Because Beaujolais Nouveau has become more popular — especially amongst young wine drinkers who don’t know or care about its poor reputation — it’s possible to find the best names in Beaujolais releasing Nouveau as their contribution to the party.
Names like Jean Foillard. Chamonard. Séléné. Rémi Dufaitre. All amazing producers, all into Nouveau.
Their Nouveaux are good. Yes, they’re very young and will stain your teeth purple. Yes, they will not age well because they’re not designed to.
But at the risk of sounding cheesy, they are full of joie de vivre. Especially if they are drunk whilst propping up a Paris wine bar. Or drinking with other Beaujolais-heads. Or washing down an obscenely-sized platter of of French cheese and meats on your own in the kitchen.
At the heart of it, Beaujolais Nouveau is a celebration of harvest. It’s a way to give thanks to the earth — the one that gives up something so winemakers can put food on the table and wine in their glass.

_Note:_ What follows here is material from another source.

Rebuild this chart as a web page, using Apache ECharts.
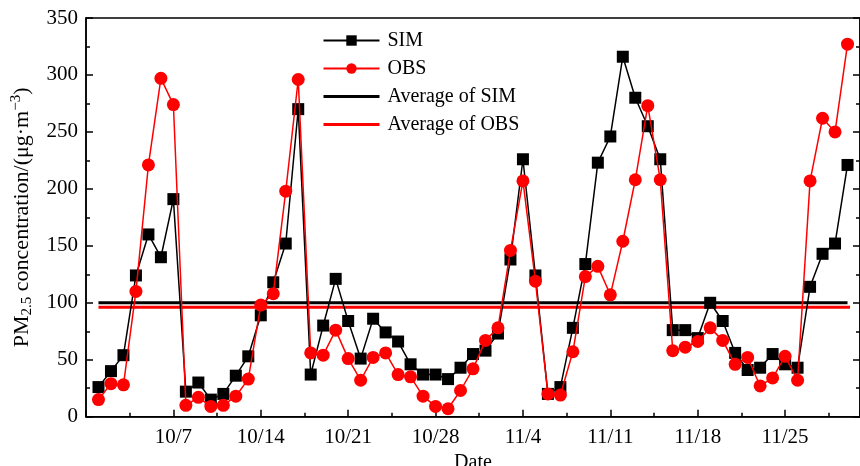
<!DOCTYPE html>
<html><head><meta charset="utf-8">
<script src="https://cdn.jsdelivr.net/npm/echarts@6/dist/echarts.min.js"></script>
<style>html,body{margin:0;padding:0;background:#fff}#c{width:860px;height:466px}</style>
</head><body><div id="c"></div>
<script>
// day number: 10/1 = 1 ... 11/30 = 61
const days = Array.from({length: 61}, (_, i) => i + 1);
const simValues = [26,40,54,124,160,140,191,22,30,15,20,36,53,89,118,152,270,37,80,121,84,51,86,74,66,46,37,37,33,43,55,
  58,73,138,226,124,20,26,78,134,223,246,316,280,255,226,76,76,69,100,84,56,41,43,55,46,43,114,143,152,221];
const obsValues = [15,29,28,110,221,297,274,10,17,9,10,18,33,98,108,198,296,56,54,76,51,32,52,56,37,35,18,9,7,23,42,
  67,78,146,207,119,20,19,57,123,132,107,154,208,273,208,58,61,66,78,67,46,52,27,34,53,32,207,262,250,327];
const avgSim = 100;
const avgObs = 96;
const tickValues = [7,14,21,28,35,42,49,56];
const tickLabels = ['10/7','10/14','10/21','10/28','11/4','11/11','11/18','11/25'];
const seriesNames = ['SIM','OBS','Average of SIM','Average of OBS'];

const font = 'Liberation Serif';
const chart = echarts.init(document.getElementById('c'), null, {renderer: 'canvas'});
const axisLine = {lineStyle: {color: '#000', width: 1.5}};
chart.setOption({
  animation: false,
  backgroundColor: '#fff',
  grid: {left: 86, top: 18, width: 774, height: 398.7, show: true, borderColor: '#000', borderWidth: 1.5,
    containLabel: false, outerBoundsMode: 'none'},
  legend: {
    data: [
      {name: seriesNames[0]},
      {name: seriesNames[1]},
      {name: seriesNames[2], itemStyle: {opacity: 0}, lineStyle: {width: 3}},
      {name: seriesNames[3], itemStyle: {opacity: 0}, lineStyle: {width: 3}}
    ],
    orient: 'vertical', left: 317, top: 25,
    itemWidth: 56, itemHeight: 13, itemGap: 7,
    textStyle: {fontFamily: font, fontSize: 20, color: '#000', lineHeight: 21, padding: [0, 0, 0, 3]}
  },
  xAxis: {
    type: 'value', min: 0, max: 62, interval: 7,
    name: 'Date', nameLocation: 'middle', nameGap: 31,
    nameTextStyle: {fontFamily: font, fontSize: 20, color: '#000'},
    axisLine: axisLine,
    axisTick: {inside: true, length: 7, lineStyle: {color: '#000', width: 1.5}},
    minorTick: {show: true, splitNumber: 2, length: 4, lineStyle: {color: '#000', width: 1.5}},
    splitLine: {show: false},
    axisLabel: {fontFamily: font, fontSize: 21, color: '#000', margin: 10,
      formatter: v => { const i = tickValues.indexOf(v); return i >= 0 ? tickLabels[i] : ''; }}
  },
  yAxis: [{
    type: 'value', min: 0, max: 350, interval: 50,
    name: '{a|PM}{s|2.5}{a| concentration/(μg·m}{p|−3}{a|)}',
    nameLocation: 'middle', nameGap: 51, nameRotate: 90,
    nameTextStyle: {fontFamily: font, fontSize: 22, color: '#000',
      rich: {
        a: {fontFamily: font, fontSize: 22, color: '#000', lineHeight: 26},
        s: {fontFamily: font, fontSize: 15, color: '#000', lineHeight: 8, verticalAlign: 'bottom'},
        p: {fontFamily: font, fontSize: 15, color: '#000', lineHeight: 10, verticalAlign: 'top'}
      }},
    axisLine: axisLine,
    axisTick: {inside: true, length: 7, lineStyle: {color: '#000', width: 1.5}},
    minorTick: {show: true, splitNumber: 2, length: 4, lineStyle: {color: '#000', width: 1.5}},
    splitLine: {show: false},
    axisLabel: {fontFamily: font, fontSize: 21, color: '#000', margin: 8}
  }, {
    type: 'value', min: 0, max: 350, interval: 50, position: 'right',
    axisLine: axisLine,
    axisTick: {inside: true, length: 7, lineStyle: {color: '#000', width: 1.5}},
    minorTick: {show: true, splitNumber: 2, length: 4, lineStyle: {color: '#000', width: 1.5}},
    splitLine: {show: false}, axisLabel: {show: false}
  }],
  series: [
    {name: seriesNames[2], type: 'line', symbol: 'none', z: 1,
      data: [[days[0], avgSim], [days[days.length-1], avgSim]],
      lineStyle: {color: '#000', width: 3}, itemStyle: {color: '#000'}},
    {name: seriesNames[3], type: 'line', symbol: 'none', z: 1,
      data: [[days[0], avgObs], [days[days.length-1] + 0.2, avgObs]],
      lineStyle: {color: '#ff0000', width: 3}, itemStyle: {color: '#ff0000'}},
    {name: seriesNames[0], type: 'line', symbol: 'rect', symbolSize: 12, z: 3,
      data: days.map((d, i) => [d, simValues[i]]),
      lineStyle: {color: '#000', width: 1.5}, itemStyle: {color: '#000'}},
    {name: seriesNames[1], type: 'line', symbol: 'circle', symbolSize: 13, z: 4,
      data: days.map((d, i) => [d, obsValues[i]]),
      lineStyle: {color: '#ff0000', width: 1.5}, itemStyle: {color: '#ff0000'}}
  ]
});
</script></body></html>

Long live Beaujolais Nouveau. I’ll be raising a bottle to your wonderfully young and delicious ways tomorrow. I’d love you to join me.
I loved reading this. For a brief moment, I could hear the lively chatter in the streets of the old city of Lyon and see the lovely countryside you describe so well, and taste the smooth strawberry light Beaujolais.
It was so good to read this. My father couldn't wait for the Beaujolais to hit the shelves. He would have been 94 this year. He turned me and my husband into fans. We've thought about taking a trip to the Beaujolais region in his honor.